In India, the device was released on April 9, 2019.

== Specifications ==

=== Design ===
While the display features a slightly wider bezel, it retains the teardrop camera notch at the top, alongside a USB-C port, speaker grille, and a 3.5 mm audio jack along the bottom edge. The rear panel houses a similar triple-camera array, though the primary physical differentiator is the rear-mounted capacitive fingerprint sensor. To maintain a lower price point, the device omits the in-display optical scanner found on higher-end models, such as the standard Huawei P30, in favor of a traditional rear sensor that offers faster authentication speeds. The smartphone was released in three color finishes: Pearl White, Peacock Blue, and Midnight Black.

=== Hardware ===
The device features a mid-range Kirin 710 system-on-chip, an ARM Mali-G51 MP4 GPU, some memory configurations of 4 GB or 6 GB of RAM, 128 GB of expandable storage, and a 6.15-inch Full HD+ (2321 × 1080) display with a waterdrop notch.

=== Cameras ===
The primary hardware feature of the P30 Lite is its rear triple-camera array, consisting of a 24-megapixel primary sensor (f/1.8), an 8-megapixel ultra-wide-angle lens (f/2.4) with a 120-degree field of view, and a 2-megapixel depth sensor. The front-facing camera utilizes a 32-megapixel sensor, matching the resolution found on higher-end models in the P30 series.

Additional technical specifications include a 3,340 mAh battery supporting 18 W fast charging via USB-C, a rear-mounted capacitive fingerprint scanner, and software support for GPU Turbo 2.0.

The Huawei P30 Lite runs on the Android 9.0 (Pie) operating system with the EMUI 9.0 custom skin. It was updated to EMUI 10 based on Android 10.

== Huawei P30 lite New Edition ==
Huawei P30 lite New Edition is a re-released Huawei P30 lite from 2020. The main differences compared to the 2019 version are a single memory configuration of 6/256 GB and a faster memory type of UFS 2.1 instead of eMMC 5.1. Google Play services also remained present in the new version.

== Reception ==

=== New Edition ===
The Huawei P30 Lite New Edition is available in several color variants, including "Breathing Crystal"—a lighter gradient option—alongside traditional Peacock Blue, Midnight Black, and Pearl White finishes, with specific color availability varying by region. Weighing 159 grams, the device is notably lightweight relative to comparable smartphones in its market segment, though its physical dimensions reflect standard form factors of modern mid-range smartphones.

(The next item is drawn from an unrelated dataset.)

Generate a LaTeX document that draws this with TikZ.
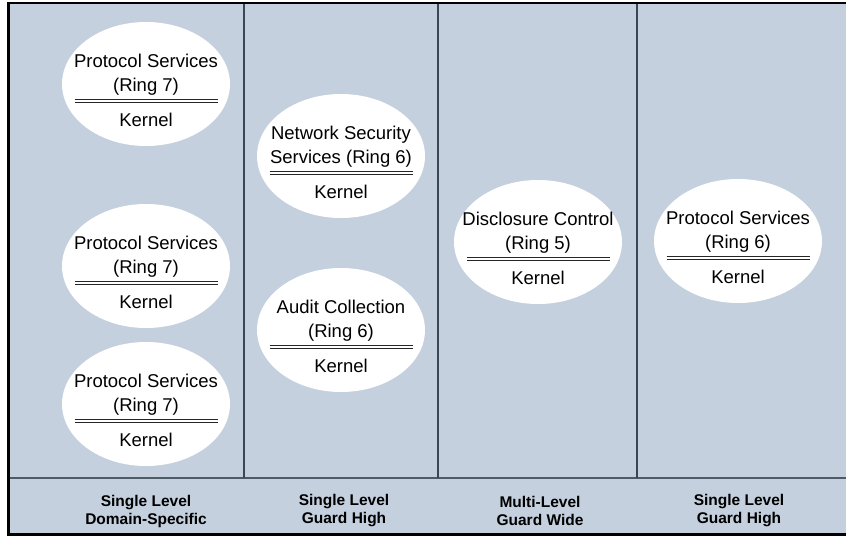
\documentclass[tikz,border=0pt]{standalone}
\usepackage{fontspec}
\setmainfont{Liberation Sans}
\usetikzlibrary{shapes.geometric}
\definecolor{panel}{RGB}{196,208,222}
\definecolor{divider}{RGB}{60,70,82}
\definecolor{bandline}{RGB}{78,90,102}
\begin{document}
\begin{tikzpicture}[x=1pt,y=-1pt,
  blob/.style={ellipse,fill=white,draw=none,minimum width=168pt,minimum height=124pt,inner sep=0pt},
  svc/.style={align=center,font=\fontsize{18.5}{23.5}\selectfont,inner sep=0pt},
  kern/.style={font=\fontsize{18.5}{22}\selectfont,inner sep=0pt},
  dbl/.style={draw=black!85,double=white,double distance=1.6pt,line width=0.9pt},
  lbl/.style={align=center,font=\bfseries\fontsize{15.5}{18}\selectfont,inner sep=0pt},
  sep/.style={draw=divider,line width=1.3pt},
]
\useasboundingbox (0,0) rectangle (846,536);
% background frame
\fill[panel] (8.7,3) rectangle (848,534.5);
\coordinate (bl) at (8.7,478);
\coordinate (br) at (848,478);
\draw[draw=bandline,line width=1.7pt] (bl) -- (br);
\coordinate (v1t) at (244,3); \coordinate (v1b) at (244,478);
\coordinate (v2t) at (438,3); \coordinate (v2b) at (438,478);
\coordinate (v3t) at (637,3); \coordinate (v3b) at (637,478);
\draw[sep] (v1t) -- (v1b);
\draw[sep] (v2t) -- (v2b);
\draw[sep] (v3t) -- (v3b);
\draw[black,line width=2.8pt] (8.7,3) rectangle (848,534.5);

% service ellipse blocks
\newcommand{\svcblob}[5]{%
  \node[blob] (#1) at (#2,#3) {};
  \node[svc] (#1t) at (#2,#3-9.5) {#4};
  \coordinate (#1l) at (#2-71.5,#3+17);
  \coordinate (#1r) at (#2+71.5,#3+17);
  \draw[dbl] (#1l) -- (#1r);
  \node[kern] (#1k) at (#2,#3+36) {#5};
}
\svcblob{ea}{146}{84}{Protocol Services\\(Ring 7)}{Kernel}
\svcblob{eb}{146}{266}{Protocol Services\\(Ring 7)}{Kernel}
\svcblob{ec}{146}{404}{Protocol Services\\(Ring 7)}{Kernel}
\svcblob{ed}{341}{156}{Network Security\\Services (Ring 6)}{Kernel}
\svcblob{ee}{341}{330}{Audit Collection\\(Ring 6)}{Kernel}
\svcblob{ef}{538}{242}{Disclosure Control\\(Ring 5)}{Kernel}
\svcblob{eg}{738}{241}{Protocol Services\\(Ring 6)}{Kernel}

% bottom labels
\node[lbl] (la) at (146,511) {Single Level\\Domain-Specific};
\node[lbl] (lb) at (344,511) {Single Level\\Guard High};
\node[lbl] (lc) at (540,511) {Multi-Level\\Guard Wide};
\node[lbl] (ld) at (739,511) {Single Level\\Guard High};
\end{tikzpicture}
\end{document}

The device retains the design of its predecessor, featuring a front-facing waterdrop notch and narrow display bezels. The rear-facing camera module protrudes noticeably from the chassis, causing instability when the device is operated on a flat surface.

While the general build quality is robust, localized pressure applied to the front panel can induce temporary display artifacts. The chassis is designed for ergonomic handling, though it lacks an official Ingress Protection (IP) rating for dust and water resistance.